The risks associated with ethanol administration include central nervous system (CNS) depression, hypoglycemia (due to decreased gluconeogenesis), nausea, and vomiting. Intravenous administration of ethanol poses an additional risk of phlebitis and hypertonicity with hyponatremia. Frequent assessment of the serum ethanol concentration and monitoring of venous blood glucose are required.


Fomepizole competitively inhibits ADH and is an effective and safe antidote for both ethylene glycol and methanol toxicity.[6,7] In the presence of fomepizole, the half-lives of ethylene glycol (in patients with normal renal function) and methanol are 14.5 and 40 hours, respectively.[22]

The Food and Drug Administration (FDA)-approved regimen of fomepizole is an i.v. loading dose of 15 mg/kg over 30 minutes followed by a dose of 10 mg/kg every 12 hours, with the frequency of dosing increased to every 4 hours during hemodialysis.[23] Fomepizole induces its own metabolism, presumably through the cytochrome P-450 2E1 isoenzyme; therefore, after 48 hours of drug administration, the fomepizole dose should be increased to 15 mg/kg every 12 hours.

Fomepizole is generally well tolerated.

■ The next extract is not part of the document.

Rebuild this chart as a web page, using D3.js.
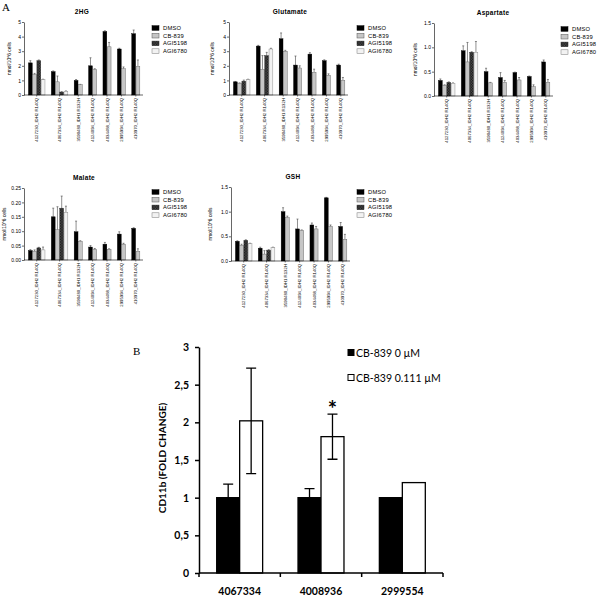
<!DOCTYPE html>
<html>
<head>
<meta charset="utf-8">
<script src="https://cdn.jsdelivr.net/npm/d3@7/dist/d3.min.js"></script>
<style>
  body { margin: 0; background: #fff; }
  svg text { font-family: "Liberation Sans", Arial, sans-serif; }
  .b-text { font-family: Lato, "Open Sans", sans-serif !important; }
</style>
</head>
<body>
<svg id="fig" width="600" height="605"></svg>
<script>
// ---- data, panel A (nmol/10^6 cells) ----
const cellLines = [
  '4127230_IDH2 R140Q', '4067334_IDH2 R140Q', '3590480_IDH1 R132H', '4124094_IDH2 R140Q',
  '4034488_IDH2 R140Q', '2995994_IDH2 R140Q', '410970_IDH2 R140Q'
];
const treatments = ['DMSO', 'CB-839', 'AGI5198', 'AGI6780'];

// one row per cell line, columns follow treatments (AGI only on first two lines)
const hg2Values = [[2.2, 1.4, 2.35, 1.05], [1.6, 0.9, 0.2, 0.25], [1.0, 0.7], [2.0, 1.75], [4.35, 3.3], [3.15, 1.8], [4.2, 1.95]];
const hg2Errors = [[0.15, 0.08, 0.05, 0.03], [0.05, 0.4, 0.03, 0.03], [0.06, 0.03], [0.55, 0.05], [0.05, 0.3], [0.05, 0.12], [0.25, 0.45]];

const gluValues = [[0.9, 0.8, 0.95, 1.05], [3.35, 1.75, 2.7, 3.15], [3.85, 3.0], [2.05, 1.85], [2.8, 1.55], [2.35, 1.35], [2.05, 1.0]];
const gluErrors = [[0.03, 0.03, 0.07, 0.03], [0.05, 0.95, 0.22, 0.05], [0.4, 0.06], [0.62, 0.15], [0.1, 0.22], [0.06, 0.1], [0.06, 0.2]];

const aspValues = [[0.32, 0.22, 0.28, 0.26], [0.93, 0.7, 0.9, 0.9], [0.5, 0.27], [0.38, 0.28], [0.48, 0.33], [0.4, 0.19], [0.7, 0.28]];
const aspErrors = [[0.03, 0.01, 0.01, 0.01], [0.1, 0.4, 0.01, 0.22], [0.07, 0.01], [0.1, 0.04], [0.01, 0.05], [0.01, 0.04], [0.04, 0.06]];

const malValues = [[0.033, 0.03, 0.042, 0.035], [0.15, 0.105, 0.18, 0.165], [0.098, 0.065], [0.045, 0.037], [0.055, 0.037], [0.09, 0.055], [0.11, 0.03]];
const malErrors = [[0.003, 0.005, 0.002, 0.01], [0.03, 0.08, 0.042, 0.022], [0.037, 0.002], [0.005, 0.003], [0.006, 0.002], [0.008, 0.003], [0.002, 0.009]];

const gshValues = [[0.4, 0.32, 0.42, 0.35], [0.26, 0.14, 0.22, 0.27], [1.0, 0.88], [0.65, 0.62], [0.73, 0.65], [1.28, 0.7], [0.7, 0.44]];
const gshErrors = [[0.01, 0.02, 0.01, 0.01], [0.02, 0.07, 0.01, 0.01], [0.08, 0.03], [0.2, 0.01], [0.04, 0.05], [0.01, 0.03], [0.08, 0.1]];

// ---- data, panel B ----
const bLines = ['4067334', '4008936', '2999554'];
const bSeries = ['CB-839 0 µM', 'CB-839 0.111 µM'];
const bValues = [[1.0, 2.02], [1.0, 1.81], [1.0, 1.2]];
const bErrors = [[0.18, 0.7], [0.12, 0.3], [0, 0]];
const bTickValues = [0, 0.5, 1, 1.5, 2, 2.5, 3];
const bTickLabels = ['0', '0,5', '1', '1,5', '2', '2,5', '3'];

const svg = d3.select('#fig');

// fills for the four treatments
const defs = svg.append('defs');
const chk = defs.append('pattern').attr('id', 'chk').attr('patternUnits', 'userSpaceOnUse')
  .attr('width', 1.6).attr('height', 1.6);
chk.append('rect').attr('width', 1.6).attr('height', 1.6).attr('fill', '#555');
chk.append('rect').attr('width', 0.8).attr('height', 0.8).attr('fill', '#111');
chk.append('rect').attr('x', 0.8).attr('y', 0.8).attr('width', 0.8).attr('height', 0.8).attr('fill', '#111');
const fills = ['#000', '#c6c6c6', 'url(#chk)', '#f2f2f2'];
const strokes = ['#000', '#555', '#222', '#777'];

function panelA(cfg) {
  const g = svg.append('g');
  const y = d3.scaleLinear().domain([0, cfg.max]).range([cfg.y0, cfg.y1]);

  // bar slots: one unit per bar, gaps between cell lines
  let u = 1;
  const slots = [];
  const groupMid = [];
  cfg.values.forEach((grp, gi) => {
    if (gi > 0) u += 1.4;
    const start = u;
    grp.forEach((v, ti) => {
      slots.push({ gi, ti, v, e: cfg.errors[gi][ti], u });
      u += 1;
    });
    groupMid.push((start + u) / 2);
  });
  const x = d3.scaleLinear().domain([0, u + 0.7]).range([cfg.x0, cfg.x1]);
  const bw = x(1) - x(0);

  g.append('text').attr('x', cfg.titleX).attr('y', cfg.y1 - 8)
    .attr('text-anchor', 'middle').attr('font-size', 6.5).attr('font-weight', 'bold')
    .attr('letter-spacing', 0.3).text(cfg.title);

  // error bars (upwards)
  g.selectAll('.err').data(slots).join('path')
    .attr('d', d => {
      const cx = x(d.u + 0.5), top = y(d.v + d.e);
      return `M${cx},${y(d.v)}V${top}M${cx - 1},${top}H${cx + 1}`;
    })
    .attr('stroke', '#444').attr('stroke-width', 0.6).attr('fill', 'none');

  g.selectAll('.bar').data(slots).join('rect')
    .attr('x', d => x(d.u) + 0.2)
    .attr('width', bw - 0.4)
    .attr('y', d => y(d.v))
    .attr('height', d => y(0) - y(d.v))
    .attr('fill', d => fills[d.ti])
    .attr('stroke', d => strokes[d.ti])
    .attr('stroke-width', 0.4);

  const ax = g.append('g').attr('transform', `translate(${cfg.x0},0)`)
    .call(d3.axisLeft(y).tickValues(cfg.ticks).tickFormat(d3.format(cfg.fmt))
      .tickSize(2).tickSizeOuter(0).tickPadding(1));
  ax.selectAll('text').attr('font-size', 5).attr('font-family', '"Liberation Sans", Arial, sans-serif');
  ax.selectAll('line,path').attr('stroke-width', 0.6);

  g.append('line').attr('x1', cfg.x0).attr('x2', cfg.x1)
    .attr('y1', y(0)).attr('y2', y(0)).attr('stroke', '#000').attr('stroke-width', 0.6);
  g.selectAll('.xt').data(groupMid).join('line')
    .attr('x1', d => x(d)).attr('x2', d => x(d))
    .attr('y1', y(0)).attr('y2', y(0) + 1.5).attr('stroke', '#000').attr('stroke-width', 0.5);

  g.selectAll('.xl').data(groupMid).join('text')
    .attr('transform', (d, i) => `translate(${x(d) + 1.5},${y(0) + 3}) rotate(-90)`)
    .attr('text-anchor', 'end').attr('font-size', 4.3)
    .text((d, i) => cellLines[i]);

  g.append('text')
    .attr('transform', `translate(${cfg.labelX},${(cfg.y0 + cfg.y1) / 2}) rotate(-90)`)
    .attr('text-anchor', 'middle').attr('font-size', 4.8)
    .text('nmol/10^6 cells');

  const lg = g.selectAll('.lg').data(treatments).join('g')
    .attr('transform', (d, i) => `translate(${cfg.legX},${cfg.legY + i * 7.7})`);
  lg.append('rect').attr('x', 0).attr('y', -2.3).attr('width', 7).attr('height', 4.6)
    .attr('fill', (d, i) => fills[i]).attr('stroke', (d, i) => strokes[i]).attr('stroke-width', 0.5);
  lg.append('text').attr('x', 11).attr('y', 2).attr('font-size', 5.8)
    .attr('letter-spacing', 0.2).text(d => d);
}

svg.append('text').attr('x', 2).attr('y', 11).attr('font-size', 11)
  .style('font-family', '"Liberation Serif", "DejaVu Serif", serif').text('A');

panelA({ title: '2HG', titleX: 82, values: hg2Values, errors: hg2Errors, max: 5, ticks: [0, 1, 2, 3, 4, 5], fmt: 'd',
  x0: 24, x1: 143, y0: 95, y1: 22, labelX: 11, legX: 152, legY: 28 });
panelA({ title: 'Glutamate', titleX: 290, values: gluValues, errors: gluErrors, max: 5, ticks: [0, 1, 2, 3, 4, 5], fmt: 'd',
  x0: 229, x1: 348, y0: 95, y1: 22, labelX: 214, legX: 357, legY: 28 });
panelA({ title: 'Aspartate', titleX: 493, values: aspValues, errors: aspErrors, max: 1.5, ticks: [0, 0.5, 1, 1.5], fmt: '.1f',
  x0: 434, x1: 553, y0: 96, y1: 23, labelX: 417, legX: 561, legY: 29 });
panelA({ title: 'Malate', titleX: 84, values: malValues, errors: malErrors, max: 0.25, ticks: [0, 0.05, 0.1, 0.15, 0.2, 0.25], fmt: '.2f',
  x0: 24, x1: 143, y0: 260, y1: 188, labelX: 6, legX: 152, legY: 192 });
panelA({ title: 'GSH', titleX: 293, values: gshValues, errors: gshErrors, max: 1.5, ticks: [0, 0.5, 1, 1.5], fmt: '.1f',
  x0: 231, x1: 350, y0: 261, y1: 187, labelX: 212, legX: 357, legY: 192 });

// ---- panel B ----
const gb = svg.append('g');
gb.append('text').attr('x', 133).attr('y', 355).attr('font-size', 11)
  .style('font-family', '"Liberation Serif", "DejaVu Serif", serif').text('B');

const by = d3.scaleLinear().domain([0, 3]).range([573, 347]);
const bx = d3.scaleBand().domain(bLines).range([199, 443]);
const bInner = d3.scaleBand().domain([0, 1]).range([0, bx.bandwidth()]).paddingOuter(0.77);
const bFills = ['#000', '#fff'];

const bBars = [];
bValues.forEach((row, i) => row.forEach((v, j) => bBars.push({ line: bLines[i], j, v, e: bErrors[i][j] })));

gb.selectAll('.bb').data(bBars).join('rect')
  .attr('x', d => bx(d.line) + bInner(d.j))
  .attr('width', bInner.bandwidth())
  .attr('y', d => by(d.v))
  .attr('height', d => by(0) - by(d.v))
  .attr('fill', d => bFills[d.j]).attr('stroke', '#000').attr('stroke-width', 1.3);

gb.selectAll('.be').data(bBars.filter(d => d.e > 0)).join('path')
  .attr('d', d => {
    const cx = bx(d.line) + bInner(d.j) + bInner.bandwidth() / 2;
    const t = by(d.v + d.e), b = by(d.v - d.e);
    return `M${cx},${b}V${t}M${cx - 5},${t}H${cx + 5}M${cx - 5},${b}H${cx + 5}`;
  })
  .attr('stroke', '#000').attr('stroke-width', 1.3).attr('fill', 'none');

const bya = gb.append('g').attr('transform', 'translate(199,0)')
  .call(d3.axisLeft(by).tickValues(bTickValues).tickFormat((d, i) => bTickLabels[i])
    .tickSize(4).tickSizeOuter(0).tickPadding(6));
bya.selectAll('text').attr('class', 'b-text').attr('font-size', 10.5).attr('font-weight', 'bold');
bya.selectAll('line,path').attr('stroke-width', 1.5);

gb.append('line').attr('x1', 199).attr('x2', 443).attr('y1', 573).attr('y2', 573)
  .attr('stroke', '#000').attr('stroke-width', 1.5);
gb.selectAll('.bxt').data(bLines.map(l => bx(l)).concat([443])).join('line')
  .attr('x1', d => d).attr('x2', d => d).attr('y1', 573).attr('y2', 577)
  .attr('stroke', '#000').attr('stroke-width', 1.5);
gb.selectAll('.bxl').data(bLines).join('text')
  .attr('class', 'b-text')
  .attr('x', d => bx(d) + bx.bandwidth() / 2).attr('y', 595)
  .attr('text-anchor', 'middle').attr('font-size', 10.5).attr('font-weight', 'bold')
  .text(d => d);

gb.append('text').attr('class', 'b-text')
  .attr('transform', 'translate(166,458) rotate(-90)')
  .attr('text-anchor', 'middle').attr('font-size', 10).attr('font-weight', 'bold')
  .text('CD11b (FOLD CHANGE)');

// significance mark over 4008936, 0.111 µM
gb.append('text').attr('class', 'b-text')
  .attr('x', bx(bLines[1]) + bInner(1) + bInner.bandwidth() / 2).attr('y', by(bValues[1][1] + bErrors[1][1]) + 3)
  .attr('text-anchor', 'middle').attr('font-size', 22).attr('font-weight', 'bold').text('*');

const blg = gb.selectAll('.blg').data(bSeries).join('g')
  .attr('transform', (d, i) => `translate(348,${353 + i * 25})`);
blg.append('rect').attr('x', 0).attr('y', -3.5).attr('width', 6).attr('height', 6)
  .attr('fill', (d, i) => bFills[i]).attr('stroke', '#000').attr('stroke-width', 1);
blg.append('text').attr('class', 'b-text').attr('x', 8).attr('y', 3.5).attr('font-size', 10.5).text(d => d);
</script>
</body>
</html>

Adverse events reported with the use of fomepizole include mild irritation at the i.v. infusion site, headache, nausea, dizziness, drowsiness, and a bad or metallic taste in the mouth.

Although there are no head-to-head comparisons of fomepizole versus ethanol for the management of toxic-alcohol poisoning, the former's ease of administration and relative lack of serious adverse effects have elevated it to preferred status. The clinical advantages of fomepizole over ethanol are a much higher potency of ADH inhibition (Ki = 0.1μmol/L, a 1000-fold higher affinity than that of ethanol), better maintenance of therapeutic blood concentrations, and fewer adverse effects; moreover, the administration of fomepizole is less labor-intensive.[12]

Additional and Supportive Therapy

In addition to antidote administration, hemodialysis should be considered in all toxic-alcohol exposures in which toxic metabolites have already formed, as evidenced by anion-gap metabolic acidosis or end-organ damage, and for patients with toxic serum methanol or ethylene glycol concentrations whose elimination of parent or toxic metabolites is expected to be inordinately prolonged (e.g., cases involving significant methanol exposure or ethylene glycol ingestion by a patient with renal impairment). Empiric hemodialysis is recommended if the serum methanol concentration is >25 mg/dL and if the serum ethylene glycol concentration is >50 mg/dL with renal insufficiency.[6,7] Hemodialysis also should be considered in cases of severe isopropyl alcohol poisoning in patients with hemodynamic instability.

Intravenous administration of 50 mg of folic acid every six hours enhances methanol elimination and has been shown to prevent retinal toxicity in animal models.[8,24,25] Also, urinary alkalinization (i.e., a urine pH of >8) with i.v. sodium bicarbonate enhances formate elimination and may reduce the distribution of formic acid to the eye.

Theoretically, the use of i.v. thiamine hydrochloride 100 mg and i.v. pyridoxine hydrochloride 50 mg every six hours should shunt the metabolism of ethylene glycol away from production of oxalic acid to production of less toxic metabolites'[26,27] though there are no data from studies of humans to support this practice, these agents are well tolerated and the potential benefits outweigh any risks.

Implications for the Pharmacist Methanol or ethylene glycol toxicity should be suspected in a patient with anion-gap metabolic acidosis in whom laboratory testing reveals a low (or no) ethanol concentration, no ketones, and a normal lactic acid concentration (clinicians need to be aware that some test results can be skewed by glycolic acid, the toxic metabolite of ethylene glycol). Fomepizole and adjuvants that act as cofactors should be used as soon as toxic alcohols are included in the differential diagnosis. Fomepizole should be continued until the patient is no longer acidemic and the toxic-alcohol serum concentration is presumed or confirmed to be <25 mg/dL. The availability of testing for toxic alcohols is limited.